Kurt Mitman | Summer of our discontent
Sorry to be Kurt | Why I won't be dumping Russian vodka
August 29, 2013, 10:22 pm·
Sorry to be Kurt
The gay and lesbian community has been dumping Russian vodka this summer to protest a curtailment of rights in that country. But are those efforts going down the drain along with the vodka?
Recently, Russian President Vladimir Putin signed several anti-gay bills into law. One essentially criminalizes any pro-gay publication as propaganda. Another allows gays, lesbians or allies to be arrested and detained for up to two weeks. Finally, Russian-born children can no longer be adopted by gay couples or in any country that allows gay marriage.
As far as I can tell, these developments went largely unnoticed in the U.S. until a polemic op-ed by Harvey Fierstein was published in The New York Times calling for a boycott of the 2014 Winter Olympic Games in Sochi, Russia. Subsequently, Queer Nation called for a worldwide boycott of Russian vodka, and the #dumpstoli meme was born.
So why vodka specifically? Well, Russia is famous for its vodka and anyone who’s listened to drink orders at Woody’s knows that gays have a proclivity for it.
But the notion of pouring out already purchased Russian vodka is a bit silly. Parties where people buy Russian vodka only to then pour it out are absurd — the money has already gone to the manufacturers.
While the boycott has succeeded in raising awareness, the philosophy of it is misguided —the logic employed by the supporters is that you stop buying Russian vodka because that will squeeze the Russian government and coerce it to change its policies. Let’s think about that for a second.
Exports of vodka account for a miniscule fraction of Russian GDP — more than half of which comes from natural resources. Is it realistic to think that Putin or members of the Duma are going to care about the boycott?
The people that end up getting hurt are the owners of Russian vodka companies. Yes, some of these people are rich and may have some influence in Russia. But past experience has shown that having wealth does not exempt you from potentially dubious prosecution in Russia. Is it fair of us to demand that Val Mendeleev, the CEO of Stolichnaya Vodka, put his freedom on the line to protect his company and speak out for gay rights?
Even if Val Mendeleev were anti-gay — and based on a recent open letter he wrote, there’s good reason to think he isn’t — I wouldn’t support the boycott of Stoli.

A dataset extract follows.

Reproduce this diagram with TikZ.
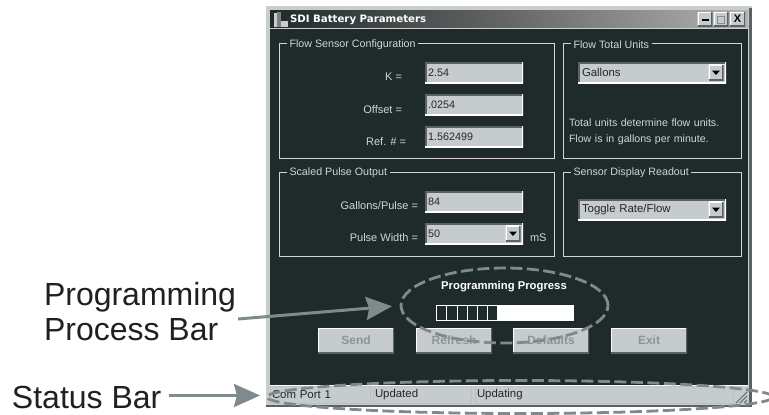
\documentclass[tikz,border=0pt]{standalone}
\usepackage{fontspec}
\setmainfont{Liberation Sans}
\newfontfamily\titlefont{DejaVu Sans}
\usetikzlibrary{arrows.meta,shapes.geometric,calc}
\definecolor{body}{HTML}{1F2A2A}
\definecolor{frame}{HTML}{C9CDCE}
\definecolor{panel}{HTML}{C6CBCE}
\definecolor{uitext}{HTML}{D2D6D6}
\definecolor{marker}{HTML}{7F8A8D}
\definecolor{ink}{HTML}{231F20}
\definecolor{edgedark}{HTML}{5A6264}
\definecolor{dimtext}{HTML}{8C9497}
\tikzset{
  x=1pt,y=-1pt,
  every node/.style={inner sep=0pt,outer sep=0pt},
  sunken/.style={fill=panel,path picture={
    \draw[edgedark,line width=3pt] (path picture bounding box.south west)--(path picture bounding box.north west)--(path picture bounding box.north east);
    \draw[white,line width=2pt] (path picture bounding box.south west)--(path picture bounding box.south east)--(path picture bounding box.north east);}},
  raised/.style={fill=panel,path picture={
    \draw[white,line width=2pt] (path picture bounding box.south west)--(path picture bounding box.north west)--(path picture bounding box.north east);
    \draw[edgedark,line width=2.5pt] (path picture bounding box.south west)--(path picture bounding box.south east)--(path picture bounding box.north east);}},
  fieldbox/.style={sunken,minimum width=98pt,minimum height=21pt,anchor=north west,text=black!85,font=\fontsize{10.8}{12}\selectfont,text width=92pt,align=left,inner xsep=3pt},
  combobox/.style={fieldbox,minimum width=148pt,text width=140pt,inner xsep=4pt,font=\fontsize{11.4}{13}\selectfont},
  arrowbtn/.style={raised,minimum width=15pt,minimum height=16pt},
  actionbtn/.style={raised,minimum width=76pt,minimum height=25pt,anchor=north west,text=dimtext,font=\fontsize{12}{14}\selectfont\bfseries},
  groupframe/.style={draw=uitext,line width=1pt,anchor=north west},
  grouptitle/.style={fill=body,text=uitext,anchor=west,inner xsep=2.5pt,font=\fontsize{10.7}{12}\selectfont,inner ysep=1pt},
  uilabel/.style={text=uitext,font=\fontsize{11}{13}\selectfont},
  statuscell/.style={fill=panel,draw=white!75!black,line width=.7pt,anchor=north west,minimum height=17pt,text=black!85,align=left,inner xsep=2pt,font=\fontsize{11.4}{13}\selectfont},
  callout/.style={text=ink,font=\fontsize{32}{36}\selectfont,anchor=base west},
  ring/.style={ellipse,draw=marker,line width=2.8pt,dash pattern=on 12pt off 4.5pt},
  pointer/.style={draw=marker,line width=3pt,-{Stealth[length=26pt,width=23pt,inset=3pt,fill=marker]}},
  capbtn/.style={raised,minimum width=15pt,minimum height=14pt,text=black,font=\fontsize{11}{11}\selectfont\bfseries},
}
\begin{document}
\begin{tikzpicture}
\useasboundingbox (0,0) rectangle (769,415);
\fill[white] (0,0) rectangle (769,415);
% window
\fill[frame] (266,6) rectangle (752,407);
\fill[edgedark] (749,8) rectangle (752,407);
\fill[edgedark] (266,405) rectangle (752,407);
\fill[body] (270,10) rectangle (748,385);
\shade[left color=body,right color=black!30,middle color=black!60] (270,10) rectangle (748,28);
\draw[frame,line width=.8pt] (270,28.5)--(748,28.5);
% title icon
\fill[frame] (274,13) rectangle (277,27);
\fill[black!50] (277,12) rectangle (281,27);
\fill[frame] (281,21) rectangle (288,27);
\node[anchor=west,text=white,font=\titlefont\fontsize{10.2}{12}\selectfont\bfseries] (wintitle) at (290,19.5) {SDI Battery Parameters};
\node[capbtn] (capmin) at (705,19) {\raisebox{-3pt}{\rule{7pt}{1.6pt}}};
\node[capbtn] (capmax) at (721,19) {\textcolor{black!45}{\rule[-4pt]{0pt}{9pt}\fboxsep=3.2pt\fboxrule=.7pt\fbox{}}};
\node[capbtn] (capclose) at (737.5,19) {X};
% groups
\node[groupframe,minimum width=275pt,minimum height=115pt] (g1) at (279,43) {};
\node[groupframe,minimum width=275pt,minimum height=84pt] (g2) at (279,172) {};
\node[groupframe,minimum width=178pt,minimum height=115pt] (g3) at (563,43) {};
\node[groupframe,minimum width=178pt,minimum height=84pt] (g4) at (563,172) {};
\node[grouptitle] (t1) at (287,44.5) {Flow Sensor Configuration};
\node[grouptitle] (t2) at (287,173) {Scaled Pulse Output};
\node[grouptitle] (t3) at (571,44.5) {Flow Total Units};
\node[grouptitle] (t4) at (571,173) {Sensor Display Readout};
% flow sensor
\node[uilabel,anchor=east] (lk) at (402,77) {K =};
\node[uilabel,anchor=east] (lo) at (402,110) {Offset =};
\node[uilabel,anchor=east] (lr) at (406,142) {Ref. \# =};
\node[fieldbox] (fk) at (425,62) {2.54};
\node[fieldbox] (fo) at (425,94) {.0254};
\node[fieldbox] (fr) at (425,126) {1.562499};
% pulse
\node[uilabel,anchor=east] (lg) at (418,206) {Gallons/Pulse =};
\node[uilabel,anchor=east] (lp) at (418,238) {Pulse Width =};
\node[fieldbox] (fg) at (425,191) {84};
\node[fieldbox] (fp) at (425,223) {50};
\node[arrowbtn] (bp) at (513,233.5) {};
\fill[black] ($(bp.center)+(-4,-2)$) -- ++(8,0) -- ++(-4,4.5) -- cycle;
\node[uilabel,anchor=west] (lms) at (530,238) {mS};
% units
\node[combobox] (cu) at (578,62) {Gallons};
\node[arrowbtn] (bu) at (716,72.5) {};
\fill[black] ($(bu.center)+(-4,-2)$) -- ++(8,0) -- ++(-4,4.5) -- cycle;
\node[uilabel,anchor=north west,align=left,text width=175pt,font=\fontsize{10.6}{16}\selectfont] (note) at (569,118.5) {Total units determine flow units.\\Flow is in gallons per minute.};
% sensor readout
\node[combobox] (cs) at (578,199) {Toggle Rate/Flow};
\node[arrowbtn] (bs) at (716,209.5) {};
\fill[black] ($(bs.center)+(-4,-2)$) -- ++(8,0) -- ++(-4,4.5) -- cycle;
% progress
\node[text=white,font=\fontsize{11.3}{13}\selectfont\bfseries] (ptitle) at (504,287) {Programming Progress};
\node[fill=white,minimum width=138pt,minimum height=16pt,anchor=north west] (pbar) at (436,305) {};
\foreach \i in {0,...,5}{
  \node[fill=body,draw=white,line width=.8pt,minimum width=10.2pt,minimum height=15pt,anchor=north west] (cell\i) at ({436.5+\i*10.2},305.5) {};
}
% buttons
\node[actionbtn] (bsend) at (318,328) {Send};
\node[actionbtn] (brefresh) at (416,328) {Refresh};
\node[actionbtn] (bdefaults) at (513,328) {Defaults};
\node[actionbtn] (bexit) at (611,328) {Exit};
% status bar
\fill[panel] (270,385) rectangle (748,404);
\draw[white,line width=.8pt] (270,385.5)--(748,385.5);
\node[statuscell,minimum width=100pt,text width=96pt] (s1) at (270,386) {Com Port 1};
\node[statuscell,minimum width=98pt,text width=94pt] (s2) at (373,386) {Updated};
\node[statuscell,minimum width=258pt,text width=254pt] (s3) at (475,386) {Updating};
\foreach \d in {0,4,8}{\draw[edgedark,line width=.8pt] (736+\d,403)--(747,392+\d);}
% callouts
\node[callout] (lab1) at (44,305) {Programming};
\node[callout] (lab2) at (44,340) {Process Bar};
\node[callout] (lab3) at (12,408) {Status Bar};
\node[ring,minimum width=207pt,minimum height=75pt] (ring1) at (504.5,305.5) {};
\begin{scope}
\clip (0,0) rectangle (769,415);
\node[ring,minimum width=506pt,minimum height=33pt] (ring2) at (520,397) {};
\end{scope}
\coordinate (from1) at ($(lab1.base east)+(2,14)$);
\coordinate (from2) at ($(lab3.east)+(8,-1.5)$);
\draw[pointer,shorten >=9pt] (from1) -- (ring1.west);
\draw[pointer,shorten >=7pt] (from2) -- (ring2.west |- from2);
\end{tikzpicture}
\end{document}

As a gay man I don’t mind eating at Chick-fil-A even though the chairman S. Truett Cathy gives money to anti-gay causes. Do I agree with him? Of course not. But I fully support the freedom in our country that allows him to waste his money on whatever cause he wants — even if it’s one that potentially would have a negative impact on my life.
On top of that, we don’t know the political views or causes supported by the vast majority of brands or producers that we buy products from. How do I know that the proprietor at a mom-and-pop shop doesn’t devote his spare time to taking away my rights?
So when should we be using our “dollar votes” to exert influence?
Boycotts should be reserved for when the production or manufacture of the product itself involves something that we object to. The classic example would be the boycott of tuna that was fished in a way that killed millions of dolphins. The boycott successfully changed the purchasing practices of the three largest tuna companies in the world. Another clear example would be manufacturing that involves child labor — boycotting products produced with child labor could force the companies to reconsider their labor policies.
Of course we should do something about the loss of rights in Russia. But instead of dumping vodka, maybe we should be trying to get President Obama or Secretary Kerry to engage with Putin on the issue, instead of shutting down lines of communication. Until then, I’ll still drink my Stoli and chow down at Chick-fil-A and be happy that I live in a country where we have the freedom to do so.